His mind sculpted by a passion for music and discursive admiration for exceptional men, he sought a means of communion among men for his entire life. Because of his insistence upon justice and his humanist ideal, he looked for peace during and after the First World War in the works of the philosophers of India ("Conversations with Rabindranath Tagore", and Mohandas Gandhi), then in the new world that the Soviet Union had built. But he would not find peace except in writing his works. Romain Rolland was strongly influenced by the Vedanta philosophy of Hinduism, and authored several books on the subject.

A teacher, a pacifist, and a loner
Rolland with Gandhi in Switzerland, 1931. The two were friends and regular correspondents.
Rolland with Gandhi in Switzerland, 1931. The two were friends and regular correspondents.

He became a history teacher at Lycée Henri IV, then at the Lycée Louis le Grand, and member of the École française de Rome, then a professor of the History of Music at the Sorbonne, and History Professor at the École Normale Supérieure.

A demanding, yet timid, young man, he did not like teaching. Not that he was indifferent to the youth: Jean-Christophe, Olivier and their friends – the heroes of his novels – are young people. But with living youths, like adults, Rolland only maintained distant relationships. He was above all a writer. Assured that literature would provide him with a modest income, he resigned from the university in 1912.

Romain Rolland was a lifelong pacifist. He protested against the first World War in Au-dessus de la Mêlée (1915), Above the Battle (Chicago, 1916). In 1924, his book on Gandhi contributed to the Indian nonviolent leader's reputation and the two men met in 1931.

In 1928 he and Hungarian scholar, philosopher and natural living experimenter Edmund Bordeaux Szekely founded the International Biogenic Society to promote and expand on their ideas of the integration of mind, body and spirit and the virtues of a natural, simple, vegetarian lifestyle.

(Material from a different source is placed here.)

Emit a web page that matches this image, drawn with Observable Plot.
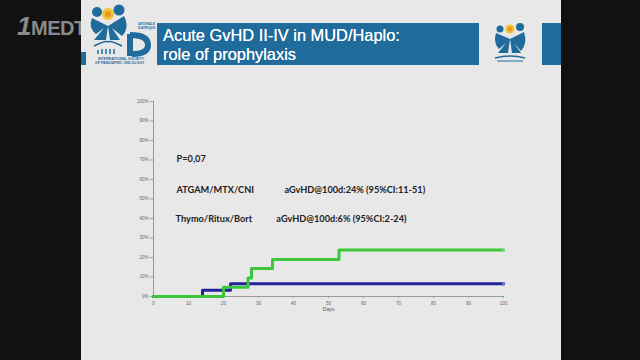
<!DOCTYPE html>
<html><head><meta charset="utf-8">
<script src="https://cdn.jsdelivr.net/npm/d3@7"></script>
<script src="https://cdn.jsdelivr.net/npm/@observablehq/plot@0.6"></script>
<style>
html,body{margin:0;padding:0;background:#111;}
#wrap{position:relative;width:640px;height:360px;overflow:hidden;background:#111;font-family:"Liberation Sans",Arial,sans-serif;}
#slide{position:absolute;left:81px;top:0;width:480px;height:360px;background:#e8e8e8;}
#bar{position:absolute;left:157px;top:23px;width:322px;height:42px;background:#1f6b9b;}
#strip{position:absolute;left:542px;top:23px;width:19px;height:42px;background:#1f6b9b;}
#sq{position:absolute;left:81px;top:52px;width:5px;height:13px;background:#1f6b9b;}
#title{position:absolute;left:163px;top:26px;color:#fff;font-size:16.4px;line-height:19px;font-family:"Liberation Sans",Arial,sans-serif;text-shadow:0 0 0.4px #fff;}
#wm{position:absolute;left:17px;top:11px;color:#8a8a8a;font-weight:bold;font-size:20px;font-family:"Liberation Sans",Arial,sans-serif;letter-spacing:-0.5px;}
#chart{position:absolute;left:0;top:0;}
.logo{position:absolute;}
</style></head>
<body><div id="wrap">
<div id="wm"><span style="font-size:26px;font-style:italic">1</span>MEDT</div>
<div id="slide"></div>
<div id="sq"></div>
<div id="bar"></div>
<div id="strip"></div>
<div id="title">Acute GvHD II-IV in MUD/Haplo:<br>role of prophylaxis</div>
<svg class="logo" style="left:84px;top:0px" width="74" height="66" viewBox="0 0 74 66">
  <circle cx="24" cy="14" r="6" fill="#f2c230"/>
  <circle cx="24" cy="14" r="3" fill="#e89a20"/>
  <circle cx="13" cy="12" r="5" fill="#1f6b9b"/>
  <circle cx="35" cy="10" r="5.5" fill="#1f6b9b"/>
  <path d="M8 18 Q4 28 12 34 L20 28 L10 40 L22 40 L24 26 Z" fill="#1f6b9b"/>
  <path d="M40 16 Q46 28 38 36 L28 28 L36 40 L26 40 L24 26 Z" fill="#1f6b9b"/>
  <path d="M10 46 Q22 40 24 42 Q26 40 38 46" stroke="#1f6b9b" stroke-width="1.5" fill="none"/>
  <path d="M14 50 L14 54 M18 49 L18 54 M22 49 L22 54 M26 49 L26 54 M30 49 L30 54" stroke="#1f6b9b" stroke-width="1.5"/>
  <path d="M46 34 L46 56 M46 35 Q64 35 64 45 Q64 54 48 54" stroke="#1f6b9b" stroke-width="6" fill="none"/>
  <text x="54" y="25" font-size="3.2" fill="#1f6b9b" font-weight="bold">IATIONALE</text>
  <text x="54" y="29" font-size="3.2" fill="#1f6b9b" font-weight="bold">DIATRIQUE</text>
  <text x="14" y="60" font-size="3.6" fill="#1f6b9b" font-weight="bold">INTERNATIONAL SOCIETY</text>
  <text x="11" y="64" font-size="3.6" fill="#1f6b9b" font-weight="bold">OF PAEDIATRIC ONCOLOGY</text>
</svg>
<svg class="logo" style="left:491px;top:23px" width="38" height="40" viewBox="0 0 38 40">
  <circle cx="19" cy="6" r="4.5" fill="#f2c230"/>
  <circle cx="19" cy="6" r="2.2" fill="#e89a20"/>
  <circle cx="9" cy="6" r="3.5" fill="#1f6b9b"/>
  <circle cx="29" cy="4" r="4" fill="#1f6b9b"/>
  <path d="M5 10 Q2 20 8 26 L15 20 L7 30 L17 30 L19 16 Z" fill="#1f6b9b"/>
  <path d="M33 9 Q37 20 30 28 L23 20 L30 30 L21 30 L19 16 Z" fill="#1f6b9b"/>
  <path d="M4 35 Q19 31 34 35" stroke="#1f6b9b" stroke-width="1.3" fill="none"/>
  <path d="M6 38 L32 38" stroke="#1f6b9b" stroke-width="1"/>
</svg>
<div id="chart"></div>
</div>
<script>
// Data
const atgamDays = [0, 20, 27, 28, 34, 53, 100];
const atgamPct  = [0, 4.8, 9.5, 14.3, 19.0, 23.8, 23.8];
const thymoDays = [0, 14, 22, 100];
const thymoPct  = [0, 3.2, 6.5, 6.5];
const xTicks = [0,10,20,30,40,50,60,70,80,90,100];
const yTicks = [0,10,20,30,40,50,60,70,80,90,100];
const annoText = ["P=0,07", "ATGAM/MTX/CNI", "aGvHD@100d:24% (95%CI:11-51)", "Thymo/Ritux/Bort", "aGvHD@100d:6% (95%CI:2-24)"];
const annoDay  = [6.6, 6.6, 37.4, 6.3, 35.1];
const annoPct  = [70.3, 54.4, 54.4, 39.5, 39.5];

const atgam = atgamDays.map((d,i)=>({day:d, pct:atgamPct[i]}));
const thymo = thymoDays.map((d,i)=>({day:d, pct:thymoPct[i]}));
const anno = annoText.map((t,i)=>({t, day:annoDay[i], pct:annoPct[i]}));
const blue = "#22229c", green = "#3cc63c";

const chart = Plot.plot({
  width: 640, height: 360,
  marginLeft: 153, marginRight: 137, marginTop: 101, marginBottom: 64,
  style: {background: "transparent", fontFamily: "Liberation Sans, Arial, sans-serif"},
  x: {domain: [0, 100], ticks: xTicks},
  y: {domain: [0, 100], ticks: yTicks},
  marks: [
    Plot.ruleX([0], {stroke: "#9a9a9a", strokeWidth: 1}),
    Plot.ruleY([0], {stroke: "#9a9a9a", strokeWidth: 1}),
    Plot.axisY({ticks: yTicks, tickSize: 3, tickPadding: 2, stroke: "#9a9a9a", fill: "#666", fontSize: 4.5, tickFormat: d => d + "%", label: null}),
    Plot.axisX({ticks: xTicks, tickSize: 2, tickPadding: 3, stroke: "#9a9a9a", fill: "#666", fontSize: 4.5, label: null}),
    Plot.text(["Days"], {x: 50, y: 0, dy: 14, fontSize: 5, fill: "#555", frameAnchor: "bottom"}),
    Plot.line(thymo, {x: "day", y: "pct", curve: "step-after", stroke: blue, strokeWidth: 3}),
    Plot.line(atgam, {x: "day", y: "pct", curve: "step-after", stroke: green, strokeWidth: 3}),
    Plot.dot([thymo[thymo.length-1]], {x: "day", y: "pct", r: 1.8, fill: "#6a6ad0"}),
    Plot.dot([atgam[atgam.length-1]], {x: "day", y: "pct", r: 1.8, fill: "#7ad87a"}),
    Plot.text(anno, {x: "day", y: "pct", text: "t", textAnchor: "start", fontSize: 9.2, fontWeight: "bold", fill: "#222", fontFamily: "Lato, sans-serif"})
  ]
});
document.getElementById("chart").appendChild(chart);
</script>
</body></html>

He moved to Villeneuve, on the shores of Lac Léman (Lake Geneva) to devote himself to writing. His life was interrupted by health problems, and by travels to art exhibitions. His voyage to Moscow (1935), on the invitation of Maxim Gorky, was an opportunity to meet Stalin, whom he considered the greatest man of his time. Rolland served unofficially as ambassador of French artists to the Soviet Union.

In 1937, he came back to live in Vézelay, which, in 1940, was occupied by the Germans. During the occupation, he isolated himself in complete solitude.

Never stopping his work, in 1940, he finished his memoirs. He also placed the finishing touches on his musical research on the life of Ludwig van Beethoven. Shortly before his death, he wrote Péguy (1944), in which he examines religion and socialism through the context of his memories. He died December 30, 1944 in Vézelay.